Thursday, 16 May 2013

My Alter Ego

I used to love shopping for clothes. I could happily spend hours browsing shops and trying things on. And then I had two children. 
My lovely mum gave me some money for my birthday this year, to buy myself some clothes, the first time I've bought anything that isn't from the maternity section since 2009. This is because she is embarrassed to be seen with her daughter looking like a bag lady a wonderful person. So we optimistically skipped in to town earlier this week, starting with me plonking the boys and mum in the toy section of John Lewis so J could drive a Little Tikes car into everyone's ankles and a teething M could slobber over everything in sight.
It is from this point onwards that I discovered that shopping turns me into Rhod Gilbert. Absolutely everything and everyone made me cross, from my new perspective as a curvy in all the wrong places busy mum of two.
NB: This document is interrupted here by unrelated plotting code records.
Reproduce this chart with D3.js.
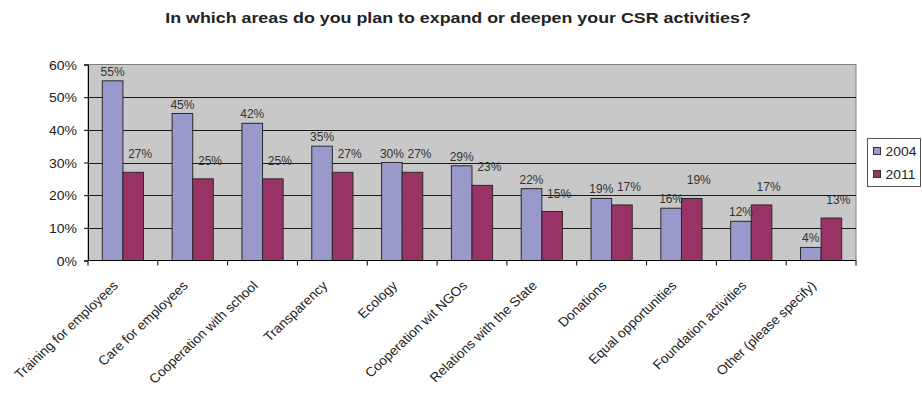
<!DOCTYPE html>
<html>
<head>
<meta charset="utf-8">
<script src="https://cdn.jsdelivr.net/npm/d3@7"></script>
<style>
  body { margin: 0; background: #fff; }
  svg { display: block; font-family: "Liberation Sans", Arial, sans-serif; }
</style>
</head>
<body>
<div id="chart"></div>
<script>
const categories = [
    "Training for employees",
    "Care for employees",
    "Cooperation with school",
    "Transparency",
    "Ecology",
    "Cooperation wit NGOs",
    "Relations with the State",
    "Donations",
    "Equal opportunities",
    "Foundation activities",
    "Other (please specify)"
];
const values2004 = [55, 45, 42, 35, 30, 29, 22, 19, 16, 12, 4];
const values2011 = [27, 25, 25, 27, 27, 23, 15, 17, 19, 17, 13];
const seriesNames = ["2004", "2011"];
const yTicks = [0, 10, 20, 30, 40, 50, 60];

const width = 922,
    height = 397,
    marginTop = 64.5,
    marginRight = 66,
    marginBottom = 136.5,
    marginLeft = 88;

const colors = ["#9999cc", "#993366"];

// the original export is a little stretched sideways, so text gets a scaleX
const stretch = (sel, k, tx, ty, extra = "") =>
    sel.attr("transform", (d, i) => `translate(${tx(d, i)},${ty(d, i)}) scale(${k},1)${extra}`);

const rows = categories.map((c, i) => ({
    name: c,
    values: [values2004[i], values2011[i]]
}));

const svg = d3.select("#chart").append("svg")
    .attr("width", width)
    .attr("height", height)
    .attr("viewBox", [0, 0, width, height]);

// title
svg.append("text")
    .attr("transform", "translate(458,23) scale(1.19,1)")
    .attr("text-anchor", "middle")
    .attr("font-size", 15)
    .attr("font-weight", "bold")
    .attr("fill", "#222")
    .text("In which areas do you plan to expand or deepen your CSR activities?");

const x = d3.scaleBand()
    .domain(categories)
    .range([marginLeft, width - marginRight])
    .paddingInner(0.41)
    .paddingOuter(0.205);

const xs = d3.scaleBand()
    .domain(seriesNames)
    .range([0, x.bandwidth()]);

const y = d3.scaleLinear()
    .domain([0, 60])
    .range([height - marginBottom, marginTop]);

// plot background
svg.append("rect")
    .attr("x", marginLeft)
    .attr("y", marginTop)
    .attr("width", width - marginLeft - marginRight)
    .attr("height", height - marginTop - marginBottom)
    .attr("fill", "#c8c8c8")
    .attr("stroke", "#808080");

// grid lines
svg.append("g")
    .selectAll("line")
    .data(yTicks.filter(d => d > 0 && d < 60))
    .join("line")
    .attr("x1", marginLeft)
    .attr("x2", width - marginRight)
    .attr("y1", d => Math.round(y(d)) + 0.5)
    .attr("y2", d => Math.round(y(d)) + 0.5)
    .attr("stroke", "#1a1a1a");

// bars
const group = svg.append("g")
    .selectAll("g")
    .data(rows)
    .join("g")
    .attr("transform", d => `translate(${x(d.name)},0)`);

group.selectAll("rect")
    .data(d => d.values.map((v, i) => ({ key: seriesNames[i], value: v, i })))
    .join("rect")
    .attr("x", d => xs(d.key))
    .attr("y", d => y(d.value))
    .attr("width", xs.bandwidth())
    .attr("height", d => y(0) - y(d.value))
    .attr("fill", d => colors[d.i])
    .attr("stroke", "#2a2a2a")
    .attr("stroke-width", 1);

// value labels (Excel nudges the 2011 ones higher and to the right)
group.selectAll("text")
    .data(d => d.values.map((v, i) => ({ key: seriesNames[i], value: v, i })))
    .join("text")
    .attr("x", d => xs(d.key) + xs.bandwidth() / 2 + (d.i ? 7 : 0))
    .attr("y", d => y(d.value) - (d.i ? 14 : 5))
    .attr("text-anchor", "middle")
    .attr("font-size", 12)
    .attr("fill", "#333")
    .text(d => d.value + "%");

// y axis
const yAxis = svg.append("g")
    .attr("transform", `translate(${marginLeft},0)`)
    .call(d3.axisLeft(y).tickValues(yTicks).tickFormat(d => d + "%").tickSize(4).tickPadding(6));
yAxis.select(".domain").attr("stroke", "#000");
yAxis.selectAll(".tick line").attr("stroke", "#000");
yAxis.selectAll(".tick text")
    .attr("font-size", 13)
    .attr("font-family", "Liberation Sans, Arial, sans-serif")
    .attr("fill", "#222")
    .attr("x", null)
    .attr("dy", null)
    .call(stretch, 1.08, () => -11, () => 4.5);

// x axis: ticks sit between categories
const step = x.step();
const xAxis = svg.append("g")
    .attr("transform", `translate(0,${height - marginBottom})`);
xAxis.append("line")
    .attr("x1", marginLeft)
    .attr("x2", width - marginRight)
    .attr("stroke", "#000");
xAxis.selectAll(".sep")
    .data(d3.range(categories.length + 1))
    .join("line")
    .attr("class", "sep")
    .attr("x1", i => marginLeft + i * step)
    .attr("x2", i => marginLeft + i * step)
    .attr("y1", 0)
    .attr("y2", 5)
    .attr("stroke", "#000");

xAxis.selectAll(".cat")
    .data(categories)
    .join("text")
    .attr("class", "cat")
    .attr("text-anchor", "end")
    .attr("font-size", 13)
    .attr("fill", "#222")
    .text(d => d)
    .call(stretch, 1.06, d => x(d) + x.bandwidth() / 2 - 4, () => 26, " rotate(-45)");

// legend
const legend = svg.append("g")
    .attr("transform", "translate(867.5,138.5)");
legend.append("rect")
    .attr("width", 53)
    .attr("height", 48)
    .attr("fill", "#fff")
    .attr("stroke", "#555");
const item = legend.selectAll(".item")
    .data(seriesNames)
    .join("g")
    .attr("class", "item")
    .attr("transform", (d, i) => `translate(6,${9 + i * 23})`);
item.append("rect")
    .attr("width", 7)
    .attr("height", 7)
    .attr("fill", (d, i) => colors[i])
    .attr("stroke", "#333");
item.append("text")
    .attr("font-size", 13.5)
    .attr("fill", "#222")
    .text(d => d)
    .call(stretch, 1.03, () => 12, () => 8.5);
</script>
</body>
</html>
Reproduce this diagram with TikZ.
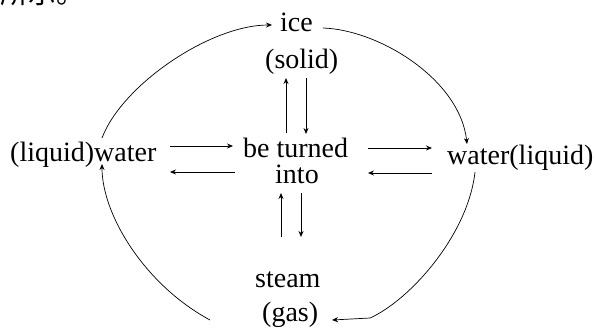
\documentclass[tikz,border=0pt]{standalone}
\usepackage{fontspec}
\setmainfont{Liberation Serif}
\newfontfamily\cjk{Noto Sans CJK SC}
\usetikzlibrary{arrows.meta}
\tikzset{
  lbl/.style={inner sep=0pt, font=\fontsize{28}{30}\selectfont},
  arr/.style={line width=0.8pt, -{Stealth[length=6pt,width=5pt]}},
  crv/.style={line width=0.7pt, -{Stealth[length=6pt,width=5pt]}},
}
\begin{document}
\begin{tikzpicture}[x=1pt,y=-1pt]
\useasboundingbox (0,0) rectangle (596,329);
\clip (0,0) rectangle (596,329);
\fill[white] (0,0) rectangle (596,329);
% cropped caption fragment
\node[inner sep=0pt, anchor=base west, font=\cjk\fontsize{28}{28}\selectfont] (cn) at (0,4) {所示。};
% labels
\node[lbl, anchor=base west] (ice) at (280,32) {ice};
\node[lbl, anchor=base west] (solid) at (265,68) {(solid)};
\node[lbl, anchor=base west] (bt) at (243,157) {be turned};
\node[lbl, anchor=base west] (into) at (275,183) {into};
\node[lbl, anchor=base west] (steam) at (255,287) {steam};
\node[lbl, anchor=base west] (gas) at (262,321) {(gas)};
\node[lbl, anchor=base west] (lw) at (10,161) {(liquid)water};
\node[lbl, anchor=base west] (wl) at (447,164) {water(liquid)};
% vertical arrow ends
\coordinate (u1a) at (286,133); \coordinate (u1b) at (286,78);
\coordinate (d1a) at (306,78);  \coordinate (d1b) at (306,134);
\coordinate (u2a) at (281,237); \coordinate (u2b) at (281,193);
\coordinate (d2a) at (301,193); \coordinate (d2b) at (301,237);
% horizontal arrow ends
\coordinate (l1a) at (170,146); \coordinate (l1b) at (233,146);
\coordinate (l2a) at (235,172); \coordinate (l2b) at (170,172);
\coordinate (r1a) at (368,148); \coordinate (r1b) at (432,148);
\coordinate (r2a) at (432,173); \coordinate (r2b) at (368,173);
\draw[arr] (u1a) -- (u1b);
\draw[arr] (d1a) -- (d1b);
\draw[arr] (u2a) -- (u2b);
\draw[arr] (d2a) -- (d2b);
\draw[arr] (l1a) -- (l1b);
\draw[arr] (l2a) -- (l2b);
\draw[arr] (r1a) -- (r1b);
\draw[arr] (r2a) -- (r2b);
% curved arrows
\coordinate (c1a) at (102,138); \coordinate (c1b) at (272,25);
\coordinate (c2a) at (323,28);  \coordinate (c2b) at (467,144);
\coordinate (c3a) at (475,172); \coordinate (c3m) at (370,318); \coordinate (c3b) at (332,320);
\coordinate (c4a) at (210,320); \coordinate (c4b) at (102,164);
\draw[crv] (c1a) .. controls (122,85) and (210,25) .. (c1b);
\draw[crv] (c2a) .. controls (380,30) and (460,80) .. (c2b);
\draw[crv] (c3a) .. controls (468,235) and (410,300) .. (c3m) -- (c3b);
\draw[crv] (c4a) .. controls (145,285) and (102,215) .. (c4b);
\end{tikzpicture}
\end{document}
I had a voucher to use in Topshop, and had a lot of fun trying to find something to buy when I couldn't hear myself think over the obscenely loud music. I actually commented on it to the girl next to me, who looked at the elderly crazy lady mumbling to her, aghast, which meant I had to start singing to the music to prove I was young and supposed to be there, except it was so sodding loud I had to shout, which helped the whole situation marvellously. I slunk out and mooched into Zara, where I intended to use my imagination and copy the entire outfit of my brothers lovely girlfriend who visited the other day. I couldn't get my usual size of trousers over my thighs, and when I did wrestle myself into an outfit, I looked ridiculous. I would love to say that my muffin tops are a gentle reminder of the amazing thing my body did by producing two beautiful boys, but really they are just gross, and not for public viewing. I did however, manage to find a couple of tops, and joined the line of svelt muffin top-less lovelies at the till. Cue a baby crying outside the shop, and me realising I didn't have any breast pads in. I had no choice but to shut my eyes and hope no one could see me or the milk that would inevitably start leaking all over my top. After 400 hours, it was my turn, and the stupid bloke at the till started folding my tops up with tissue paper. I smiled. Inside my head I was yelling "TISSUE PAPER! Do I look like the kind of person who needs tissue paper? I have a rip in the crotch of my jeans because they are ten years old and I can't sew, my boobs are about to explode milk all over my once-white-now-grey maternity top and I have porridge in my hair! JUST SHOVE THEM IN THE SODDING BAG!". As it was I kept my mouth shut and stomped back to John Lewis, making myself feel better by growling at every moron who got to the door of a shop and then just stopped, or people who walked too slow, or too fast, or breathed a bit too near me. I was greeted by J careering round corners and scaring the crap out of other children, so we retired for a cup of tea and some lunch in the once-quiet-but-now-my-children-have-arrived-sorry-everyone cafe. I did end up with a few items, from the sections of John Lewis usually frequented by seventy year olds, but I was pleased with my haul. I'm sticking to Internet shopping from now on though.